Why no one cares about privacy anymore - edw519
http://news.cnet.com/8301-13578_3-20000336-38.html?part=rss&amp;subj=news&amp;tag=2547-1_3-0-20

======
TomOfTTB
Wow. I don’t claim to know specifically where the line between “journalism”
and “propaganda piece” lies but I think this article crosses it.

The way I see it this article’s points fall into two categories.

The first is using alarmists as examples and pretending no one else is
concerned about privacy. Yes, the folks who thought Google Street View was an
invasion of privacy were a little extreme but they certainly don’t represent
the only people who are concerned about keeping things private.

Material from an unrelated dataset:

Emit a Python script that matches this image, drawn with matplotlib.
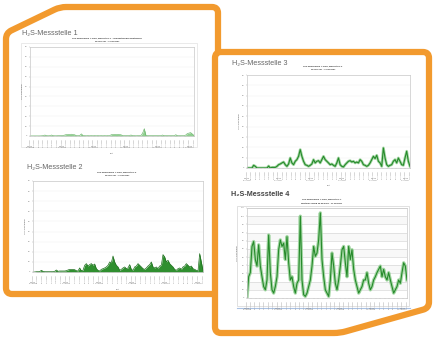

The second thing this article does is to obscure the point with restrictive
surveys. Yes, teens generally don’t care about their privacy because they
don’t have professional reputations to up hold or jobs to lose. It’s when you
start building a life for yourself that you realize how tragic it would be to
lose your lifestyle because you said something stupid on Facebook. So using
teens as your only data point is misleading.

In the end this is a Google propaganda piece IMHO. Google benefits from things
being public because the more public stuff that’s out there the more ads they
can sell. It’s hard to make money off a private profile that’s only visible to
someone’s immediate friends and family.

(On that note, what's CNet thinking having a reporter who is married to a
company employee cover that company?)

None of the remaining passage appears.